I think simple partisanship is what this is really about. Back in January, Green Party presidential nominee Jill Stein was prohibited from speaking during a massive--allegedly “non-partisan”-- anti-tar sands rally in Portland. Rep. Chellie Pingree and Mayor Michael Brennan—both Democrats—spoke at length, however. (Pingree, incidentally, flew in on a helicopter, gave her scripted speech, then was promptly spirited away. Stein, on the other hand, actually took part in the march and received no such VIP treatment. Kinda demonstrates which party is really serious about climate change and which is just looking to score political points.)

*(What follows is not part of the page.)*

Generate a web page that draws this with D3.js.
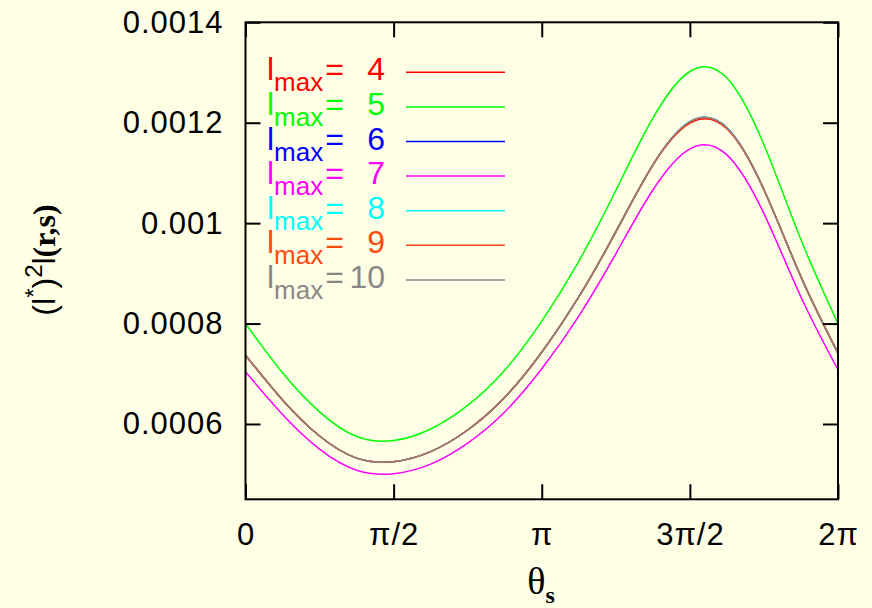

Simply put, it is completely hypocritical for the Big Enviros to claim they care about global warming, fracking, tar sands, renewable energy and the like, and then vote for a corporate, Wall Street-funded Democrat who spent his first year in office pushing for an obscenely destructive pipeline to transport some of the dirtiest, most corrosive unrefined oil on the planet across half the country.

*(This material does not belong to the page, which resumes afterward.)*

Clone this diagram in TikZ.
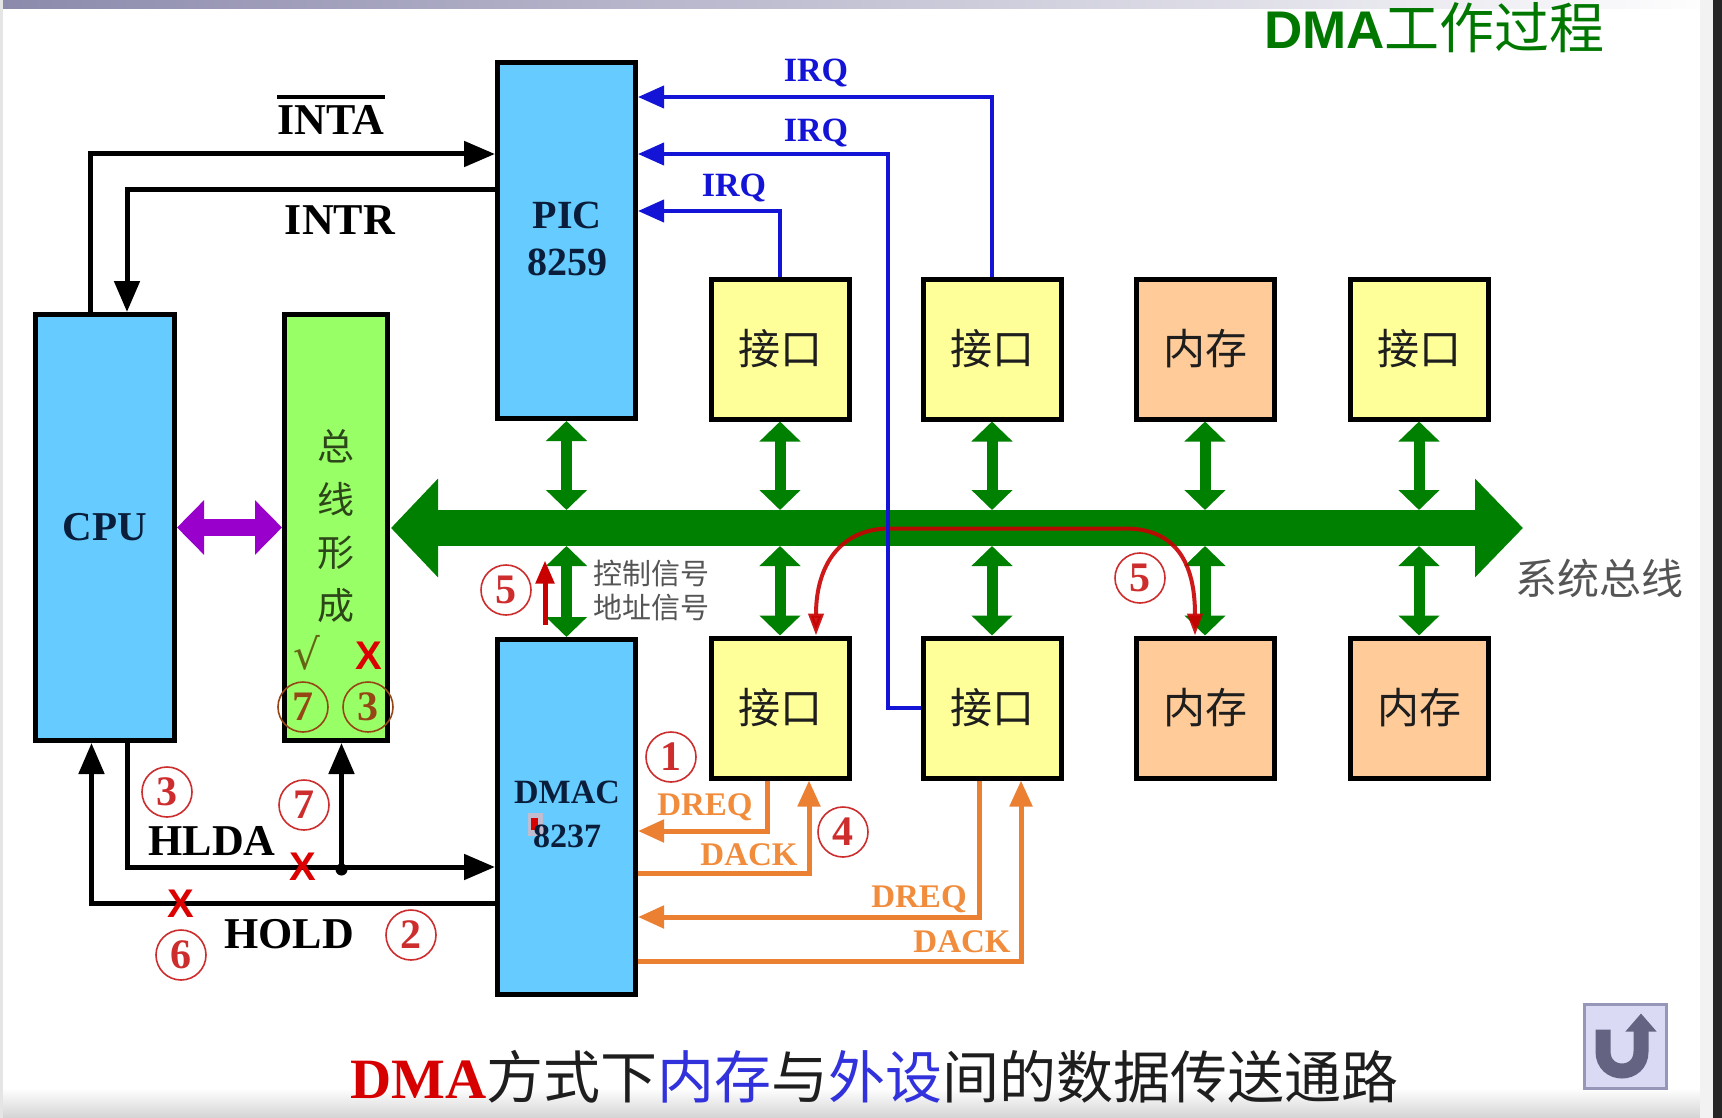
\documentclass[tikz,border=0pt]{standalone}
\usepackage{fontspec}
\setmainfont{Liberation Serif}
\newfontfamily\cjk{Noto Sans CJK SC}
\newfontfamily\sansf{Liberation Sans}
\newfontfamily\djv{DejaVu Sans}
\usetikzlibrary{arrows.meta,calc}
\newcommand\myfs[1]{\fontsize{#1}{#1}\selectfont}
\definecolor{boxblue}{RGB}{102,204,255}
\definecolor{boxgreen}{RGB}{153,255,102}
\definecolor{boxyellow}{RGB}{255,255,153}
\definecolor{boxpeach}{RGB}{255,204,153}
\definecolor{busgreen}{RGB}{0,128,0}
\definecolor{irqblue}{RGB}{20,20,215}
\definecolor{orangeline}{RGB}{236,128,50}
\definecolor{orangetext}{RGB}{240,140,60}
\definecolor{numred}{RGB}{205,45,45}
\definecolor{oliver}{RGB}{150,70,20}
\definecolor{olivechk}{RGB}{100,100,20}
\definecolor{purplearrow}{RGB}{153,0,204}
\definecolor{titlegreen}{RGB}{0,120,0}
\definecolor{navy}{RGB}{10,30,60}
\definecolor{grntext}{RGB}{45,70,25}
\definecolor{curvered}{RGB}{200,0,0}
\definecolor{xred}{RGB}{220,0,0}
\definecolor{capred}{RGB}{215,0,0}
\definecolor{capblue}{RGB}{50,50,220}
\definecolor{captext}{RGB}{30,30,30}
\definecolor{graytext}{RGB}{85,85,85}
\begin{document}
\begin{tikzpicture}[x=1pt,y=-1pt,
  bx/.style={draw=black, line width=5pt, inner sep=0pt},
  lbl/.style={inner sep=0pt, anchor=base},
  blk/.style={line width=5pt, draw=black, -{Triangle[length=31pt,width=25pt]}},
  blu/.style={line width=4pt, draw=irqblue, -{Triangle[length=26pt,width=22pt]}},
  org/.style={line width=5pt, draw=orangeline, -{Triangle[length=26pt,width=22pt]}},
  gar/.style={line width=11pt, draw=busgreen, {Triangle[length=20pt,width=40pt]}-{Triangle[length=20pt,width=40pt]}},
  cn/.style={circle, draw=numred, line width=1.6pt, text=numred, inner sep=0pt, minimum size=50pt, font=\bfseries\myfs{42}},
  xm/.style={inner sep=0pt, text=xred, font=\sansf\bfseries\myfs{40}},
  cjkbox/.style={bx, minimum width=138pt, minimum height=140pt, font=\cjk\myfs{42}, text=captext},
]
\useasboundingbox (0,0) rectangle (1722,1118);
% screen frame
\fill[white] (0,0) rectangle (1722,1118);
\shade[left color={rgb,255:red,140;green,138;blue,172}, right color=white] (0,0) rectangle (1722,9);
\shade[top color=white, bottom color={rgb,255:red,212;green,212;blue,212}] (0,1088) rectangle (1722,1118);
\fill[gray!20] (0,0) rectangle (3,1118);
\fill[gray!10] (1700,0) rectangle (1713,1118);
\fill[black!85] (1713,0) rectangle (1722,1118);

% title
\node[anchor=base west, inner sep=0pt, text=titlegreen, font=\cjk\myfs{55}] (title) at (1264,49) {{\sansf\bfseries\myfs{53}DMA}工作过程};

% boxes
\node[bx, fill=boxblue, minimum width=138pt, minimum height=356pt] (pic) at (566.5,240.5) {};
\node[bx, fill=boxblue, minimum width=139pt, minimum height=426pt] (cpu) at (105,527.5) {};
\node[bx, fill=boxgreen, minimum width=103pt, minimum height=426pt] (grn) at (336,527.5) {};
\node[bx, fill=boxblue, minimum width=138pt, minimum height=355pt] (dmac) at (566.5,817) {};
\node[cjkbox, fill=boxyellow] (t1) at (780,349) {接口};
\node[cjkbox, fill=boxyellow] (t2) at (992,349) {接口};
\node[cjkbox, fill=boxpeach] (t3) at (1205,349) {内存};
\node[cjkbox, fill=boxyellow] (t4) at (1419,349) {接口};
\node[cjkbox, fill=boxyellow] (b1) at (780,708) {接口};
\node[cjkbox, fill=boxyellow] (b2) at (992,708) {接口};
\node[cjkbox, fill=boxpeach] (b3) at (1205,708) {内存};
\node[cjkbox, fill=boxpeach] (b4) at (1419,708) {内存};

% box labels
\node[lbl, font=\bfseries\myfs{40}, text=navy] (piclbl) at (567,229) {PIC};
\node[lbl, font=\bfseries\myfs{40}, text=navy] (picnum) at (567,276) {8259};
\node[lbl, font=\bfseries\myfs{41}, text=navy] (cpulbl) at (105,540) {CPU};
\fill[red!30, opacity=0.6] (528,813) rectangle (543,836);
\fill[red!85!black] (531,818) rectangle (538,830);
\node[lbl, font=\bfseries\myfs{34}, text=navy] (dmaclbl) at (567,803) {DMAC};
\node[lbl, font=\bfseries\myfs{34}, text=navy] (dmacnum) at (567,847) {8237};
\node[inner sep=0pt, align=center, font=\cjk\fontsize{37}{53}\selectfont, text=grntext] (gtext) at (336,526) {总\\线\\形\\成};

% system bus
\coordinate (busL) at (391,528);
\coordinate (busR) at (1523,528);
\coordinate (busT) at (0,510);
\coordinate (busB) at (0,546);
\draw[busgreen, line width=36pt, {Triangle[length=47pt,width=96pt]}-{Triangle[length=48pt,width=96pt]}] (busL) -- (busR);
\node[font=\cjk\myfs{42}, text=graytext, inner sep=0pt] (buslbl) at (1599,578) {系统总线};

% bus taps
\draw[gar] (pic.south) -- (pic.south |- busT);
\draw[gar] (t1.south) -- (t1.south |- busT);
\draw[gar] (t2.south) -- (t2.south |- busT);
\draw[gar] (t3.south) -- (t3.south |- busT);
\draw[gar] (t4.south) -- (t4.south |- busT);
\draw[gar] (dmac.north |- busB) -- (dmac.north);
\draw[gar] (b1.north |- busB) -- (b1.north);
\draw[gar] (b2.north |- busB) -- (b2.north);
\draw[gar] (b3.north |- busB) -- (b3.north);
\draw[gar] (b4.north |- busB) -- (b4.north);
\node[inner sep=0pt, align=left, font=\cjk\fontsize{29}{34}\selectfont, text=graytext] (ctrl) at (651,591) {控制信号\\地址信号};

% CPU <-> bus former
\draw[line width=17pt, draw=purplearrow, {Triangle[length=27pt,width=53pt]}-{Triangle[length=27pt,width=53pt]}] (cpu.east) -- (grn.west);

% red data path
\draw[line width=4pt, draw=curvered, opacity=0.9, {Triangle[length=22pt,width=15pt]}-{Triangle[length=22pt,width=15pt]}]
  ($(b1.north)+(36,0)$) .. controls ($(b1.north)+(36,-70)$) and ($(b1.north)+(60,-107)$) .. ($(b1.north)+(110,-107)$)
  -- ($(b3.north)+(-80,-107)$) .. controls ($(b3.north)+(-35,-107)$) and ($(b3.north)+(-10,-80)$) .. ($(b3.north)+(-10,0)$);
\draw[line width=5pt, draw=curvered, -{Triangle[length=23pt,width=18pt]}] ($(dmac.north)+(-21.5,-12.5)$) -- ($(dmac.north)+(-21.5,-76.5)$);

% IRQ lines
\draw[blu] (t2.north) |- ($(pic.east)+(0,-143.5)$);
\draw[blu] (b2.west) -- ++(-33,0) |- ($(pic.east)+(0,-86.5)$);
\draw[blu] (t1.north) |- ($(pic.east)+(0,-29.5)$);
\node[lbl, font=\bfseries\myfs{34}, text=irqblue] (irq1) at (816,82) {IRQ};
\node[lbl, font=\bfseries\myfs{34}, text=irqblue] (irq2) at (816,142) {IRQ};
\node[lbl, font=\bfseries\myfs{34}, text=irqblue] (irq3) at (734,197) {IRQ};

% CPU / PIC / DMAC control lines
\draw[blk] ($(cpu.north)+(-14.5,0)$) |- ($(pic.west)+(0,-86.5)$);
\draw[blk] ($(pic.west)+(0,-50.5)$) -| ($(cpu.north)+(22,0)$);
\draw[blk] ($(cpu.south)+(22,0)$) |- ($(dmac.west)+(0,50)$);
\draw[blk] ($(dmac.west)+(0,86)$) -| ($(cpu.south)+(-13.5,0)$);
\coordinate (jn) at ($(grn.south)+(5.5,126.5)$);
\fill (jn) circle (6pt);
\draw[blk] (jn) -- (jn |- grn.south);
\node[lbl, font=\bfseries\myfs{44}] (inta) at (331,135) {INTA};
\draw[line width=4pt] ([yshift=9pt]inta.north west) -- ([yshift=9pt]inta.north east);
\node[lbl, font=\bfseries\myfs{44}] (intr) at (340,235) {INTR};
\node[lbl, font=\bfseries\myfs{44}] (hlda) at (212,855) {HLDA};
\node[lbl, font=\bfseries\myfs{44}] (hold) at (289,948) {HOLD};

% DREQ / DACK
\draw[org] ($(b1.south)+(-13,0)$) |- ($(dmac.east)+(0,14)$);
\draw[org] ($(dmac.east)+(0,56)$) -| ($(b1.south)+(29,0)$);
\draw[org] ($(b2.south)+(-13,0)$) |- ($(dmac.east)+(0,100)$);
\draw[org] ($(dmac.east)+(0,144)$) -| ($(b2.south)+(29,0)$);
\node[lbl, font=\bfseries\myfs{33}, text=orangetext] (dreq1) at (705,815) {DREQ};
\node[lbl, font=\bfseries\myfs{33}, text=orangetext] (dack1) at (749,865) {DACK};
\node[lbl, font=\bfseries\myfs{33}, text=orangetext] (dreq2) at (919,907) {DREQ};
\node[lbl, font=\bfseries\myfs{33}, text=orangetext] (dack2) at (962,952) {DACK};

% marks
\node[xm] (xa) at (303,867) {X};
\node[xm] (xb) at (181,904) {X};
\node[xm] (xc) at (369,656) {X};
\node[inner sep=0pt, text=olivechk, font=\djv\myfs{42}] (chk) at (307,653) {√};

% step numbers
\node[cn] (n1) at (671,757) {1};
\node[cn] (n2) at (411,935) {2};
\node[cn] (n3a) at (167,792) {3};
\node[cn, draw=oliver, text=oliver] (n3b) at (368,707) {3};
\node[cn] (n4) at (843,832) {4};
\node[cn] (n5a) at (506,590) {5};
\node[cn] (n5b) at (1140,578) {5};
\node[cn] (n6) at (181,955) {6};
\node[cn] (n7a) at (304,805) {7};
\node[cn, draw=oliver, text=oliver] (n7b) at (303,707) {7};

% caption
\node[anchor=base west, inner sep=0pt, font=\myfs{57}, text=captext] (cap) at (350,1098)
  {{\bfseries\color{capred}DMA}{\cjk 方式下\textcolor{capblue}{内存}与\textcolor{capblue}{外设}间的数据传送通路}};

% return icon
\node[draw={rgb,255:red,150;green,150;blue,185}, fill={rgb,255:red,218;green,218;blue,245}, line width=3pt, minimum width=82pt, minimum height=84pt, inner sep=0pt] (ret) at (1625.5,1046.5) {};
\draw[line width=15pt, draw={rgb,255:red,100;green,100;blue,130}, -{Triangle[length=18pt,width=30pt]}]
  ($(ret.center)+(-22.5,-17)$) -- ($(ret.center)+(-22.5,5)$) .. controls ($(ret.center)+(-22.5,31)$) and ($(ret.center)+(15.5,31)$) .. ($(ret.center)+(15.5,5)$) -- ($(ret.center)+(15.5,-33)$);
\end{tikzpicture}
\end{document}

Then there is the curious issue of who is funding these environmental groups.

Turns out the Sierra Club has, up until recently, received an estimated $25 million from the natural gas industry. The news broke last year that from 2007-2010 Sierra Club executive director, Michael Brune, clandestinely accepted the money from Chesapeake Energy, a major supporter of hydraulic fracturing or “fracking.”

The revelation led to a number of progressives publicly withdrawing their support of the organization, most notably author and environmental activist, Sandra Steingraber. In an open letter published in Orion Magazine (“Breaking Up with the Sierra Club,” 03/26/2012), Steingraber informed the Sierra Club, “I’m through with you.” She announced she was relinquishing her title of “the new Rachel Carson,” bestowed on her by Sierra, and erased the Club’s jacket-endorsement that had adorned her 1997 book, Living Downstream.

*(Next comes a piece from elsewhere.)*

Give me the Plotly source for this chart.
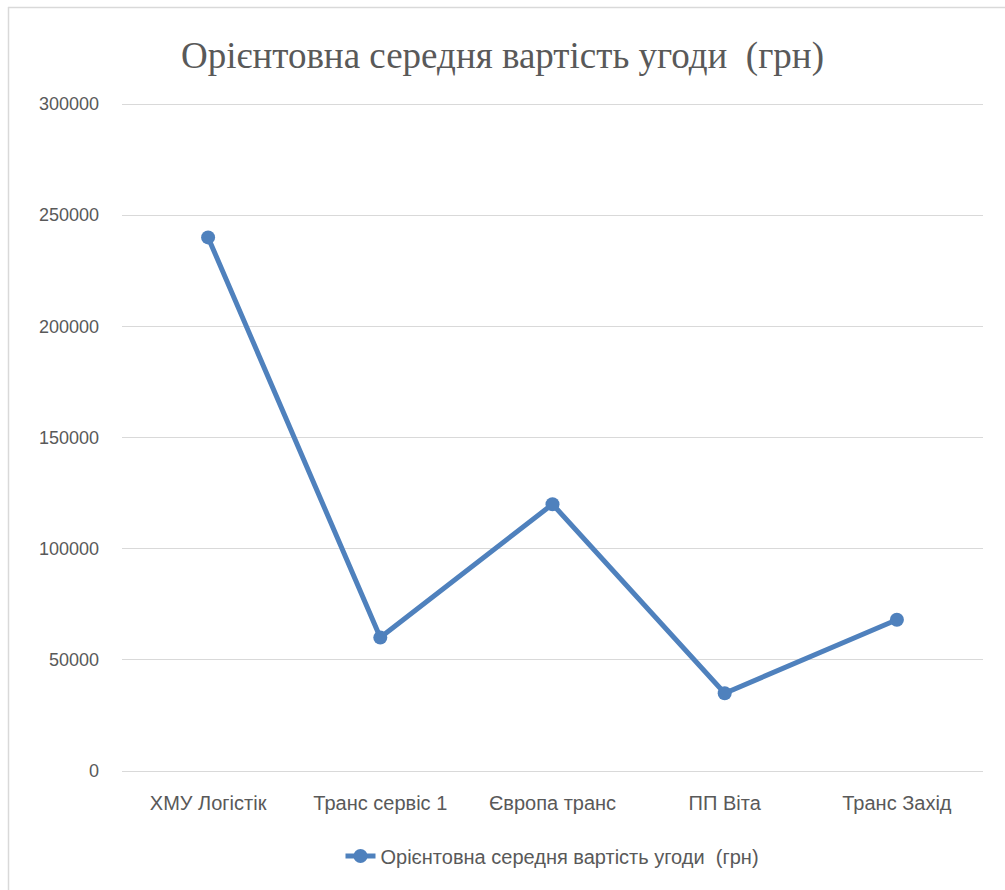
import plotly.graph_objects as go

categories = ["ХМУ Логістік", "Транс сервіс 1", "Європа транс", "ПП Віта", "Транс Захід"]
values = [240000, 60000, 120000, 35000, 68000]
series_name = "Орієнтовна середня вартість угоди  (грн)"
title_text = "Орієнтовна середня вартість угоди  (грн)"
y_ticks = [0, 50000, 100000, 150000, 200000, 250000, 300000]

W, H = 1005, 890
PAD = 7  # px of padding above/below so edge gridlines are drawn
L, R, T, B = 122, 22, 104 - PAD, 119 - PAD
pw, ph = W - L - R, H - T - B
pad_val = PAD * 300000 / (ph - 2 * PAD)

def px(x):
    return (x - L) / pw

def py(y):
    return (H - B - y) / ph

fig = go.Figure()
fig.add_trace(go.Scatter(
    x=categories, y=values, mode="lines+markers", name=series_name,
    line=dict(color="#4F81BD", width=5),
    marker=dict(color="#4F81BD", size=14),
))

fig.update_layout(
    width=W, height=H,
    margin=dict(l=L, r=R, t=T, b=B),
    paper_bgcolor="white", plot_bgcolor="white",
    title=dict(text=title_text, x=0.5, xanchor="center", y=1 - 55 / H, yanchor="middle",
               font=dict(family="Liberation Serif, Times New Roman, serif", size=37, color="#595959")),
    xaxis=dict(showgrid=False, showline=False, zeroline=False, ticks="",
               range=[-0.5, 4.5],
               tickfont=dict(family="Liberation Sans, Arial", size=20, color="#595959"),
               ticklabelstandoff=18 - PAD),
    yaxis=dict(range=[-pad_val, 300000 + pad_val], tickvals=y_ticks, ticktext=[str(v) for v in y_ticks],
               showgrid=True, gridcolor="#D9D9D9", gridwidth=1.3,
               zeroline=True, zerolinecolor="#D9D9D9", zerolinewidth=1.3,
               showline=False, ticks="",
               tickfont=dict(family="Liberation Sans, Arial", size=18, color="#595959"),
               ticklabelstandoff=22),
    showlegend=True,
    legend=dict(orientation="h", x=0.5, xanchor="center", y=py(856), yanchor="middle",
                font=dict(family="Liberation Sans, Arial", size=20, color="#595959")),
    shapes=[
        dict(type="line", xref="paper", yref="paper", x0=px(8), x1=px(1010), y0=py(7.5), y1=py(7.5),
             line=dict(color="#D9D9D9", width=1.5)),
        dict(type="line", xref="paper", yref="paper", x0=px(8.5), x1=px(8.5), y0=py(7), y1=py(895),
             line=dict(color="#D9D9D9", width=1.5)),
    ],
)

fig.write_html("out.html")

Steingraber defended her disassociation with the group as such:

The Sierra Club had taken money, gobs of it, from an industry that we in the grassroots have been in the fight of our lives to oppose. The largest, most venerable environmental organization in the United States secretly aligned with the very company that seeks to occupy our land, turn it inside out, blow it apart, fill it with poison. All for the goal of extracting a powerful heat-trapping gas, methane, that plays a significant role in climate change.

She added, “It was as if, on the eve of D-Day, the anti-Fascist partisans had discovered that Churchill was actually in cahoots with the Axis forces.”

Harsh words, to be certain.

Again, I support the Enviros’ overall goals of environmental advocacy. Unfortunately, the myopic, partisan viewpoints of their managing boards as well as their members have rendered them virtually impotent. Why bother getting arrested with Bill McKibben and friends outside the White House lawn, when you are ultimately going to support its occupant come Election Day—regardless of any action he does or does not take? At what point do these “designer protests” as St. Clair calls them, become little more than empty publicity stunts?

When it comes to global warming, we can no longer afford to waste time on such symbolic measures. The environmental movement needs to get real serious, real fast. Anyone who doubts me need only scan the front-page headline of a recent issue of The Nation: “It’s Not Warming,” it says underneath a picture of earth, “It’s Dying.”

Last November, Jill Stein and Rocky Anderson were the only candidates running on any serious environmental platform. Any self-described environmentalist who could not bring himself to vote for either of them may as well just pack it up and prepare for the environmental Apocalypse.

So, please stop asking me for money, Greenpeace and Friends. What little I have will go exclusively to the Green Party where it can actually do some good.